## Given exercise
Count every line that has the word "this" in it; give no more than the number.
** BEGIN Extracted information **
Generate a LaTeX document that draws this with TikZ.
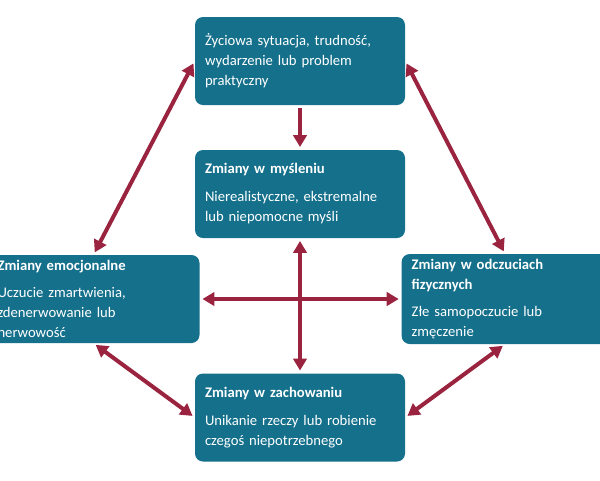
** END Extracted information **
** BEGIN Extracted information **
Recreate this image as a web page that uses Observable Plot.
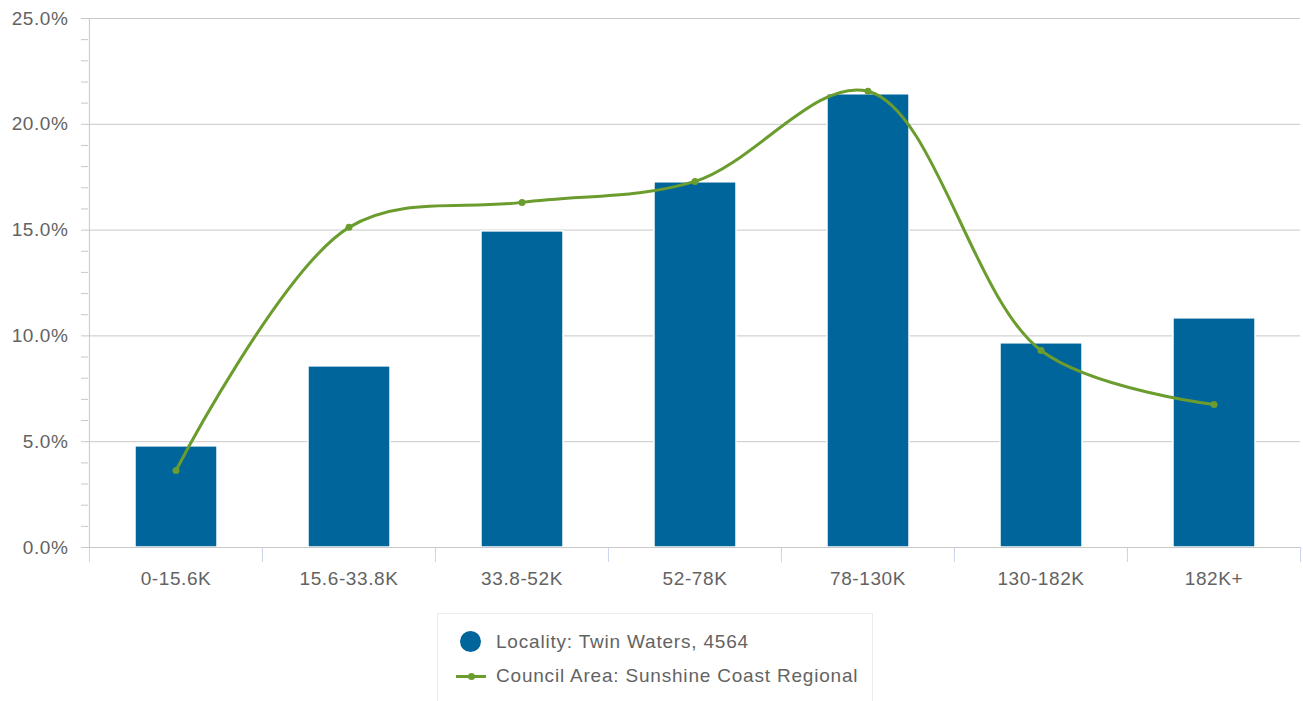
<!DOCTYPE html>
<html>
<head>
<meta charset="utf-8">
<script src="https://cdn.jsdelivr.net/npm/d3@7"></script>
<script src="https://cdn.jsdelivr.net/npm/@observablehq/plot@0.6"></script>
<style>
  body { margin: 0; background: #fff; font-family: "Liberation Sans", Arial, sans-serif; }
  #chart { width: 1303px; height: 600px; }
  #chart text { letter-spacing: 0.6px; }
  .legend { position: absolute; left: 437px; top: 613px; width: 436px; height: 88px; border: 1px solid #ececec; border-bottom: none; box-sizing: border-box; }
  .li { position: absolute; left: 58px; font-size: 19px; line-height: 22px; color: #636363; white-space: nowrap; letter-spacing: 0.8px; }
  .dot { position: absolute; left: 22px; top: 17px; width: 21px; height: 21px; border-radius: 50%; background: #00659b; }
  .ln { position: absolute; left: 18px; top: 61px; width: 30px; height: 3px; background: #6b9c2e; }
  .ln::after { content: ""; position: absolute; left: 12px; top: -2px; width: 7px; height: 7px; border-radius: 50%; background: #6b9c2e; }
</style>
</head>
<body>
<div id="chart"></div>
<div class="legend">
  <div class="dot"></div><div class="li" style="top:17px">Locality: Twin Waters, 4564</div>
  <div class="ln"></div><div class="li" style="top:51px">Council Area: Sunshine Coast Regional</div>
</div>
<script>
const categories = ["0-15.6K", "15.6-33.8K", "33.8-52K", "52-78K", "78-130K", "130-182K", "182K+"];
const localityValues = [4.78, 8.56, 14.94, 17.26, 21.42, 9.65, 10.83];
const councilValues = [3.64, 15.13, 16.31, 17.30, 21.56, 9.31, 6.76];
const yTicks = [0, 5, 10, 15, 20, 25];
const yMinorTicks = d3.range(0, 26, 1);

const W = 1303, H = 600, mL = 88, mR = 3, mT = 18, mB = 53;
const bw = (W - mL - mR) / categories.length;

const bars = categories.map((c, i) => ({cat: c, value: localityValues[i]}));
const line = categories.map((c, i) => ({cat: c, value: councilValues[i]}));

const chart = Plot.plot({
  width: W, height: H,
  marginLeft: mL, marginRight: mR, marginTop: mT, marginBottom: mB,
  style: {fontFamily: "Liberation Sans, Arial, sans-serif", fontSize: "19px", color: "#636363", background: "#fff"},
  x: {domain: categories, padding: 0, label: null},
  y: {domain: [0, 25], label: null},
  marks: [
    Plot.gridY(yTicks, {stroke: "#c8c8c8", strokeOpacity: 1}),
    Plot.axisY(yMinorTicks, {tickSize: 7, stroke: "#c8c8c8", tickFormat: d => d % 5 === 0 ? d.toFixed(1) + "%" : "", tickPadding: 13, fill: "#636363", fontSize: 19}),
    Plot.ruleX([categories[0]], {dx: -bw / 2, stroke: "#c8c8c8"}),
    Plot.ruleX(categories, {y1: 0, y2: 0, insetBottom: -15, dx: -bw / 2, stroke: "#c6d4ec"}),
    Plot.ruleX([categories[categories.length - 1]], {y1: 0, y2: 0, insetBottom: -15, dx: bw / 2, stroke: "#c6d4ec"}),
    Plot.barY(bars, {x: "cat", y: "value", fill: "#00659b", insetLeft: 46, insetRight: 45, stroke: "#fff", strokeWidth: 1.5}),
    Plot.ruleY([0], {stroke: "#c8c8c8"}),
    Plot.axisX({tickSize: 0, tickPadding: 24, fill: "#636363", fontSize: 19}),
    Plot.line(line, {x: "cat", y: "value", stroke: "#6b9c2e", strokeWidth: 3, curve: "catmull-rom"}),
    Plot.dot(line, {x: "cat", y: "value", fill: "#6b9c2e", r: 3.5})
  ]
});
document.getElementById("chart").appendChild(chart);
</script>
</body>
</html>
** END Extracted information **
** BEGIN Extracted information **
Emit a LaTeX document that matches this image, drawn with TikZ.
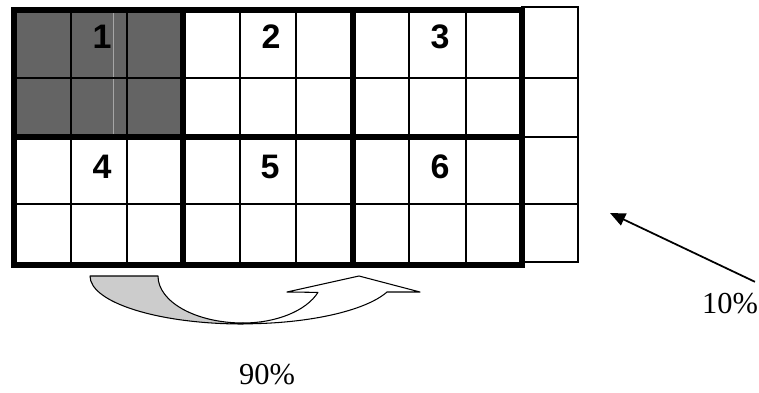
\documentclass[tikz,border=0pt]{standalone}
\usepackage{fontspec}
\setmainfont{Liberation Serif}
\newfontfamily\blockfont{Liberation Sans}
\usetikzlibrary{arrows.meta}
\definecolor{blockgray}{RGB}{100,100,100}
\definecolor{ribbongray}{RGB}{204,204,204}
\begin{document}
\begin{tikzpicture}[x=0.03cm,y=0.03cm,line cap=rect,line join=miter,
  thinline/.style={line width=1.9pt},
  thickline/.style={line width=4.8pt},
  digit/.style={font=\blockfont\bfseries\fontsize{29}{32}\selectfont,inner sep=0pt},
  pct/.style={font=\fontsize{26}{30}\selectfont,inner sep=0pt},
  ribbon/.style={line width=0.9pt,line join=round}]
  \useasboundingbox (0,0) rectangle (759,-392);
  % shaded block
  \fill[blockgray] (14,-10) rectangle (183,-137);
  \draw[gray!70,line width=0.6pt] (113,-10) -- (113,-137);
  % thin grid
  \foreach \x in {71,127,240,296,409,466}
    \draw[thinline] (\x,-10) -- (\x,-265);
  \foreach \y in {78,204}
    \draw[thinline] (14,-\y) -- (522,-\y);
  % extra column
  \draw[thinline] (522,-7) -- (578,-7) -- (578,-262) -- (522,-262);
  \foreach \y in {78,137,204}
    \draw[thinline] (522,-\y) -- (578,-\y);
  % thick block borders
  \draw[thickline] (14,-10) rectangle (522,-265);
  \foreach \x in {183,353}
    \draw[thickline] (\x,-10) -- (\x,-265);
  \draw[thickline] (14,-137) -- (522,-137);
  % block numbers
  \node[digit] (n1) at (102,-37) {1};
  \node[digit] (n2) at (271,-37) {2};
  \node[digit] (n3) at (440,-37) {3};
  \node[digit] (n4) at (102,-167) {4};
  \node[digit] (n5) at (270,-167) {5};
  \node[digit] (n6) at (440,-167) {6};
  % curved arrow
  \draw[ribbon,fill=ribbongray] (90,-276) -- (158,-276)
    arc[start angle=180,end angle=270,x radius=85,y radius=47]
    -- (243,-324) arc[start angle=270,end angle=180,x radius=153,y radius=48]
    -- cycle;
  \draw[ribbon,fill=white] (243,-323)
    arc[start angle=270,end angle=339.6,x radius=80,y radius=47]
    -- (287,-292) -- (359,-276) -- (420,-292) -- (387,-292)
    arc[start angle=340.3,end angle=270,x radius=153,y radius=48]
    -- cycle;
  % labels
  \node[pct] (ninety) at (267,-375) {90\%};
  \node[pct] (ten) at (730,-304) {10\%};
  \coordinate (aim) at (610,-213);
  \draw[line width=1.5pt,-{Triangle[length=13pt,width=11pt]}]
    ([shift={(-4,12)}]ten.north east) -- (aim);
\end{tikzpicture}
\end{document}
** END Extracted information **
## Exercise result
3